Reverend Blakely recalls his time at Iwo Jima:
“The photograph of five Marines with a flag at Iwo Jima was based on an actual sighting of the Marines there who raised the American flag. My ship was close enough to Iwo Jima to see the volcano island and the foxholes inside with the Japanese soldiers hiding. The American allies used ammo called Flame Throwers, torch-like bombs that could be seen in the dark. I heard the Tokyo broadcast in real time as the war progressed.

“During the battle of Guadalcanal, the Japanese sent in twenty one torpedo planes. I worked as a loader working with fifty caliber machine guns. This was 1942 - I was twenty years old. My ship was a troop transport, escorting a Marines ship. “The Japanese used what was called tracer bullets, red hats, as there were red circles on the Japanese bomber planes. The S.S. Saratoga carried nine aircraft carriers, and the S.S. Wasp was instrumental in going over to the Pacific as battlewagons. The Japanese fishing boats signaled to the Japanese fighters that the Americans were on the way. The Japanese had the best stuff. They had twenty-one torpedo planes. You could feel the heat from the motors of those planes. All the men that got killed were stored in body bags in a frozen room until their burial at sea. The sailors attached concrete to the dead so that they would sink to the bottom of the sea. Like the Bible says: ‘And the sea shall bury their dead.’

“I remember the twin engine jet planes Himmler originated that came from Germany. I remember President Eisenhower saying over the radio, ‘We better win the war!’ Not the Americans nor the allies were able to capture the Japanese suicide bombers. During this time on relief, sleeping on the ground next to my post, my replacement told me that the Japanese had sunk four American ships and that I slept right through it! The modern day air carriers are like floating cities.

“There was some kind of chemical smog around the ships, and no one wore gas masks. I suffered from exposure to the chemical, and none of the doctors I went to knew what it was. I saw the President and Matsonian liners in the port. There was also the U.S.S. Jackson ship used for troop transport. It was during this time that Douglas MacArthur’s quote ‘I shall return’ was heard. There were two hundred American ships that went to the Philippines and Corregidor Island to fight against the Japanese army.

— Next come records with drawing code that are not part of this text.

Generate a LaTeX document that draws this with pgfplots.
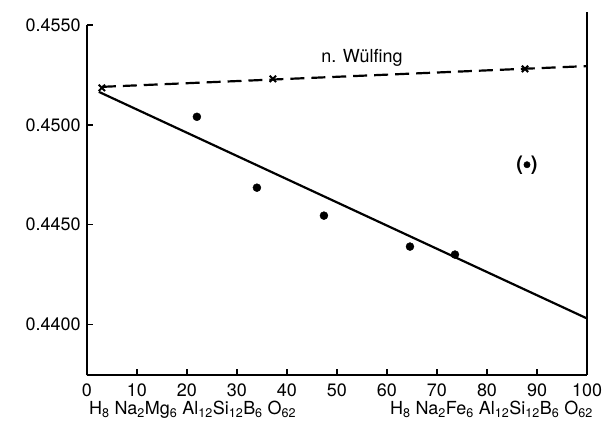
\documentclass[border=0pt]{standalone}
\usepackage{fontspec}
\setmainfont{TeX Gyre Heros}
\usepackage{pgfplots}
\pgfplotsset{compat=1.18}
\begin{document}
\fontsize{18}{20}\selectfont
\begin{tikzpicture}
\begin{axis}[
  scale only axis, width=501pt, height=351pt,
  xmin=0, xmax=100, ymin=0.43745, ymax=0.4550,
  axis x line=bottom, axis y line=left,
  axis line style={-, line width=2pt},
  xtick={0,10,...,100}, ytick={0.440,0.445,0.450,0.455},
  tick align=inside, major tick length=6pt,
  tick style={line width=1.6pt, black},
  scaled y ticks=false,
  yticklabel style={/pgf/number format/.cd, fixed, fixed zerofill, precision=4},
  /pgf/number format/assume math mode=true,
  ticklabel style={font=\fontsize{18}{20}\selectfont},
  xticklabel style={yshift=-2pt},
  clip=false,
]
\addplot[line width=2.2pt, dash pattern=on 14pt off 7pt] coordinates {(3,0.45190) (100,0.45294)};
\addplot[line width=2.2pt] coordinates {(2.4,0.45165) (100,0.4403)};
\addplot[only marks, mark=x, mark size=4.5pt, mark options={line width=2pt}] coordinates {(3,0.45185) (37.2,0.4523) (87.6,0.4528)};
\addplot[only marks, mark=*, mark size=4pt] coordinates {(22,0.4504) (34,0.44685) (47.4,0.44545) (64.6,0.4439) (73.6,0.4435)};
\addplot[only marks, mark=*, mark size=3.2pt, nodes near coords={(\hspace{8pt})},
  every node near coord/.append style={anchor=center, font=\fontsize{20}{22}\selectfont\bfseries}] coordinates {(88,0.4480)};
\addplot[line width=2pt] coordinates {(100,0.43745) (100,0.45565)};
\node at (axis cs:55,0.45335) {n. Wülfing};
\node[yshift=-34pt, anchor=west, xshift=-4pt] at (axis cs:0,0.43745) {H\textsubscript{8} Na\textsubscript{2}Mg\textsubscript{6} Al\textsubscript{12}Si\textsubscript{12}B\textsubscript{6} O\textsubscript{62}};
\node[yshift=-34pt, anchor=east, xshift=12pt] at (axis cs:100,0.43745) {H\textsubscript{8} Na\textsubscript{2}Fe\textsubscript{6} Al\textsubscript{12}Si\textsubscript{12}B\textsubscript{6} O\textsubscript{62}};
\coordinate (ll) at (rel axis cs:0,0);
\coordinate (ur) at (rel axis cs:1,1);
\end{axis}
\pgfresetboundingbox
\path ([shift={(-87pt,-47pt)}]ll) rectangle ([shift={(15pt,25pt)}]ur);
\end{tikzpicture}
\end{document}
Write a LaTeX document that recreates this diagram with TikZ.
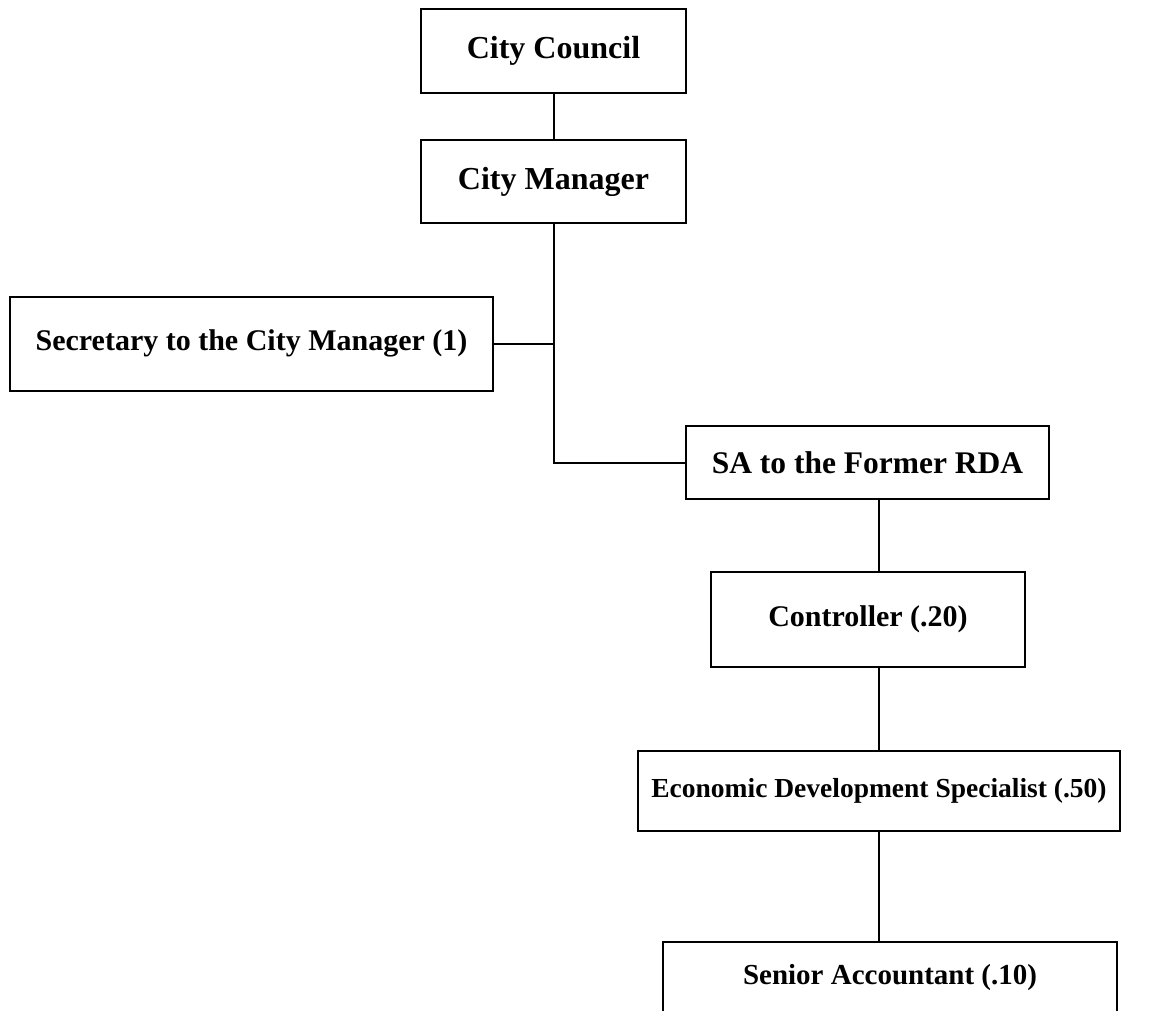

“I left service in 1945. After the war I worked as a longshoreman in the late ‘40s at the docks under the Williamsburg Bridge. I earned $100 a night for five years. That was a lot in those days. There were crew called ship cleaners, who cleaned out sand and dirt that came over in ships from Europe. There was nothing left there to transport after the war- they had to load up the ships - otherwise they would bob like corks on the sea.

“My last job was working in maintenance at New York University. I’m still waiting for my WWII bonus from Little Rock, Arkansas, but I have not had luck collecting as I was told that I would have to be a current resident. I was swindled out of my Brooklyn home by a relative, and lived homeless. I was offered a rusted out trailer to live in behind a gas station by a neighborhood guy.”

Reverend Blakely’s housing problems were reported in the Daily News on July 17, 2012, and July 22, 2012 by Denis Hamill The New York City Department for the Aging and Black Veterans for Social Justice, Inc. found him an apartment where he has lived for the last several months.

Reverend Blakely has spoken at many events of his WWII experiences. He spoke at Snug Harbor in July, 2012 . He was asked by the Black History Committee to speak at the Christ Baptist Church in Long Island, New York in 2011, and received a special honor at the Black Veterans for Social Justice in Brooklyn on Memorial Day, 2012.

Recently when attending a memorial service at a Long Island cemetery, Blakely describes seeing gravestones for miles around and thinking “What for?”